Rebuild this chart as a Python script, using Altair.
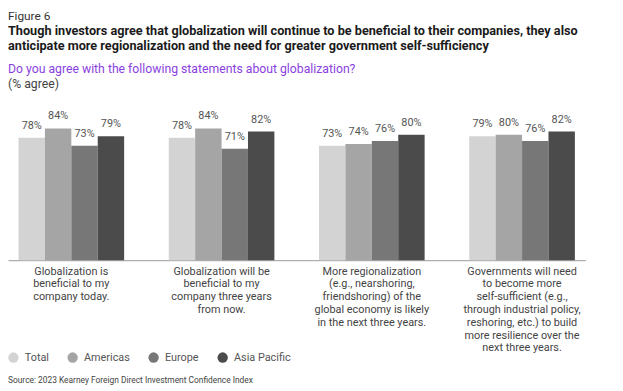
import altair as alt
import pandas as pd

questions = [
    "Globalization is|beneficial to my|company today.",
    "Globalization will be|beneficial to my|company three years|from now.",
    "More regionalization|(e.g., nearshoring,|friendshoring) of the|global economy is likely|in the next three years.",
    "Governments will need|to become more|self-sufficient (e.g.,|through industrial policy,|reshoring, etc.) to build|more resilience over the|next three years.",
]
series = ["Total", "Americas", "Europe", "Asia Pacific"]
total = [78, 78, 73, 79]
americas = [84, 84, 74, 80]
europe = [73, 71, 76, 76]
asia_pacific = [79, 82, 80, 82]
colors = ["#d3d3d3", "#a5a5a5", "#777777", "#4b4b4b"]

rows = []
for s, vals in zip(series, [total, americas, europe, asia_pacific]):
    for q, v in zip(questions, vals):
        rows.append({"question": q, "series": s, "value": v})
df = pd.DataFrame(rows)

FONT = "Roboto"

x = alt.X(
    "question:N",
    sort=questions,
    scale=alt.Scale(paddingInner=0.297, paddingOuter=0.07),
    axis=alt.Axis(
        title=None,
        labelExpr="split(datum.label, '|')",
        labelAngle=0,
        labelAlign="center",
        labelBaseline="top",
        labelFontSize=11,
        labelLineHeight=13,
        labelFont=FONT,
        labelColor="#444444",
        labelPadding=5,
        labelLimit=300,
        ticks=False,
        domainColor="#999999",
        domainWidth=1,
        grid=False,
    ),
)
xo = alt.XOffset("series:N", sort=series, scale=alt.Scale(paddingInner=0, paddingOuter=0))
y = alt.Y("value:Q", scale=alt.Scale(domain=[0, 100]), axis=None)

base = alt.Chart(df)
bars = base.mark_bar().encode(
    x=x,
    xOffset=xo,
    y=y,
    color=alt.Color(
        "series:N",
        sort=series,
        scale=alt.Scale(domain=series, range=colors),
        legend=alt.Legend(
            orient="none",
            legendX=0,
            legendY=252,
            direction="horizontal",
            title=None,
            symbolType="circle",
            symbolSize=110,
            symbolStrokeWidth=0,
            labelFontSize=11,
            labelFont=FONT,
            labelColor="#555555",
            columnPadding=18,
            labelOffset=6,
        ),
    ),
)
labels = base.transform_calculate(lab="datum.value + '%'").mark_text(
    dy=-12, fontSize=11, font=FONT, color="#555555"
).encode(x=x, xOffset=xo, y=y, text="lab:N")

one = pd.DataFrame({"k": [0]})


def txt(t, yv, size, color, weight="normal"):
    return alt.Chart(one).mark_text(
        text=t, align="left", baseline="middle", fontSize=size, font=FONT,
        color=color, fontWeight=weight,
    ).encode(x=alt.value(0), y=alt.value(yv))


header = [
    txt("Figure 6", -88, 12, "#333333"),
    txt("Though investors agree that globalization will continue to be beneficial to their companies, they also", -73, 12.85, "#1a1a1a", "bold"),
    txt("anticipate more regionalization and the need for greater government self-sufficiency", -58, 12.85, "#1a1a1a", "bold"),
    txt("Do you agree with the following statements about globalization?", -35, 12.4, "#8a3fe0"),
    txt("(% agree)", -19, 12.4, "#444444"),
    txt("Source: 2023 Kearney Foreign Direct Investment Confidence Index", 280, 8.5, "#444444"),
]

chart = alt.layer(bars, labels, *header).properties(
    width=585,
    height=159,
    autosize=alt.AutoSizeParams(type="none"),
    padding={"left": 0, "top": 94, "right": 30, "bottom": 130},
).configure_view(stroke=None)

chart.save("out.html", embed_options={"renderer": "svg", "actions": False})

+===+

Written task:
Repeat the data in full and exactly. Omit pictures.

Response:
Rebuild this chart as a Python script, using Altair.
import altair as alt
import pandas as pd

questions = [
    "Globalization is|beneficial to my|company today.",
    "Globalization will be|beneficial to my|company three years|from now.",
    "More regionalization|(e.g., nearshoring,|friendshoring) of the|global economy is likely|in the next three years.",
    "Governments will need|to become more|self-sufficient (e.g.,|through industrial policy,|reshoring, etc.) to build|more resilience over the|next three years.",
]
series = ["Total", "Americas", "Europe", "Asia Pacific"]
total = [78, 78, 73, 79]
americas = [84, 84, 74, 80]
europe = [73, 71, 76, 76]
asia_pacific = [79, 82, 80, 82]
colors = ["#d3d3d3", "#a5a5a5", "#777777", "#4b4b4b"]

rows = []
for s, vals in zip(series, [total, americas, europe, asia_pacific]):
    for q, v in zip(questions, vals):
        rows.append({"question": q, "series": s, "value": v})
df = pd.DataFrame(rows)

FONT = "Roboto"

x = alt.X(
    "question:N",
    sort=questions,
    scale=alt.Scale(paddingInner=0.297, paddingOuter=0.07),
    axis=alt.Axis(
        title=None,
        labelExpr="split(datum.label, '|')",
        labelAngle=0,
        labelAlign="center",
        labelBaseline="top",
        labelFontSize=11,
        labelLineHeight=13,
        labelFont=FONT,
        labelColor="#444444",
        labelPadding=5,
        labelLimit=300,
        ticks=False,
        domainColor="#999999",
        domainWidth=1,
        grid=False,
    ),
)
xo = alt.XOffset("series:N", sort=series, scale=alt.Scale(paddingInner=0, paddingOuter=0))
y = alt.Y("value:Q", scale=alt.Scale(domain=[0, 100]), axis=None)

base = alt.Chart(df)
bars = base.mark_bar().encode(
    x=x,
    xOffset=xo,
    y=y,
    color=alt.Color(
        "series:N",
        sort=series,
        scale=alt.Scale(domain=series, range=colors),
        legend=alt.Legend(
            orient="none",
            legendX=0,
            legendY=252,
            direction="horizontal",
            title=None,
            symbolType="circle",
            symbolSize=110,
            symbolStrokeWidth=0,
            labelFontSize=11,
            labelFont=FONT,
            labelColor="#555555",
            columnPadding=18,
            labelOffset=6,
        ),
    ),
)
labels = base.transform_calculate(lab="datum.value + '%'").mark_text(
    dy=-12, fontSize=11, font=FONT, color="#555555"
).encode(x=x, xOffset=xo, y=y, text="lab:N")

one = pd.DataFrame({"k": [0]})


def txt(t, yv, size, color, weight="normal"):
    return alt.Chart(one).mark_text(
        text=t, align="left", baseline="middle", fontSize=size, font=FONT,
        color=color, fontWeight=weight,
    ).encode(x=alt.value(0), y=alt.value(yv))


header = [
    txt("Figure 6", -88, 12, "#333333"),
    txt("Though investors agree that globalization will continue to be beneficial to their companies, they also", -73, 12.85, "#1a1a1a", "bold"),
    txt("anticipate more regionalization and the need for greater government self-sufficiency", -58, 12.85, "#1a1a1a", "bold"),
    txt("Do you agree with the following statements about globalization?", -35, 12.4, "#8a3fe0"),
    txt("(% agree)", -19, 12.4, "#444444"),
    txt("Source: 2023 Kearney Foreign Direct Investment Confidence Index", 280, 8.5, "#444444"),
]

chart = alt.layer(bars, labels, *header).properties(
    width=585,
    height=159,
    autosize=alt.AutoSizeParams(type="none"),
    padding={"left": 0, "top": 94, "right": 30, "bottom": 130},
).configure_view(stroke=None)

chart.save("out.html", embed_options={"renderer": "svg", "actions": False})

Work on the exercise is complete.